I cannot however suppose that I should have been thus sent to Amsterdam, to go through the drudgery of learning a new lesson there, if running backwards and forwards between Paris and that place in such a season, if it were the intention of government to replace me immediately on the meeting of Congress. I cannot suppose it I say, because it strikes me as a real injustice, which I will never suppose in those from whom it comes. I do not speak of the injustice only in imposing the task mentioned above, if it were intended that another should come and reap the fruits of it, but of the situation in which it would place me. For instance having not yet recieved the letter of the Secretary of the treasury I do not know precisely what I am to do at Amsterdam, but your letter says it is to go “and possess myself of the ground.” Supposing my functions to be those, and that I should be succeeded in this business at the end of that time, is there any body on earth who would not say that the first person was sent there to make a loan, not having been able to succeed, it was necessary to send a second, and this second will of course succeed in making the loans desired.
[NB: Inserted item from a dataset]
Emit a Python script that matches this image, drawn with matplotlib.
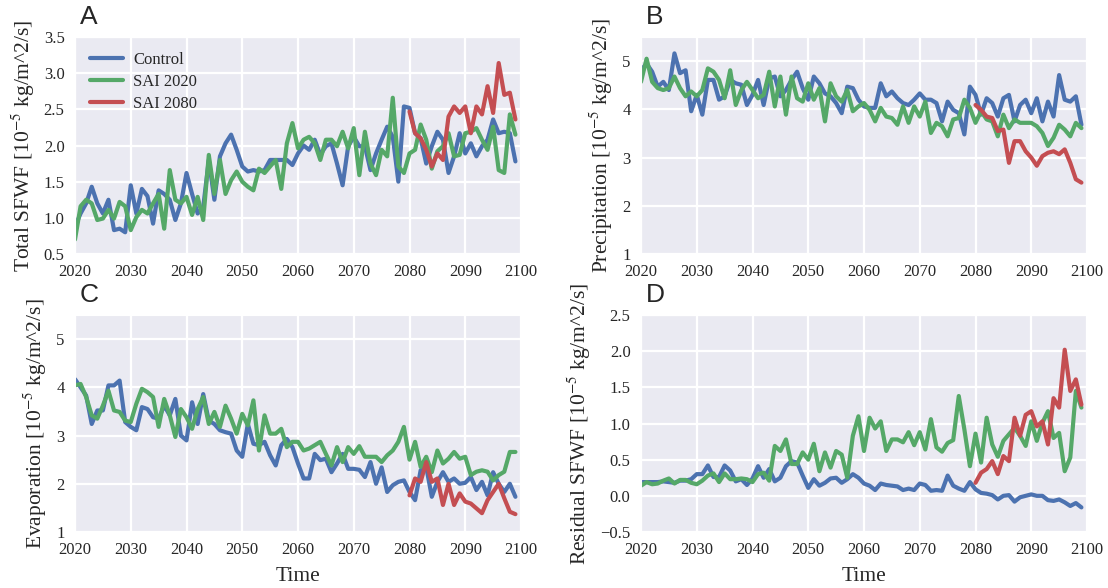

My predicament will certainly in that case be an awkward one and such an one as few would chuse to be reduced to.—Still I count so much on the justice of our government to those whom they employ, that I confess I cannot apprehend any thing like this. Be it as it may I shall immediately go there and will use all the zeal of which I am master to possess myself of that business and shall be ready should it be thought proper to communicate what I may have learned to those who may be better entitled to the public confidence.—It is your mentioning nothing on this subject even confidentially, which raises those doubts in my mind. Otherwise I should have supposed it much more than probable that he who began would be allowed to finish this business. In that case how ever I should have added with real sincerity that I would wish to be joined by some other person. It would be better perhaps for the interests of Congress and certainly much more so for the tranquillity of my mind if employed. It is one of those commissions in which of all others perhaps, it is [most necessary that there should be more than one person responsible]1 Pardon these details and believe me Yr. friend & servant,

W: Short

RC (DLC); at head of text: “Private”; endorsed by TJ as received 27 Jan. 1791 and so recorded in SJL. PrC (DLC: Short Papers).

1MS cropped; text in brackets supplied from PrC.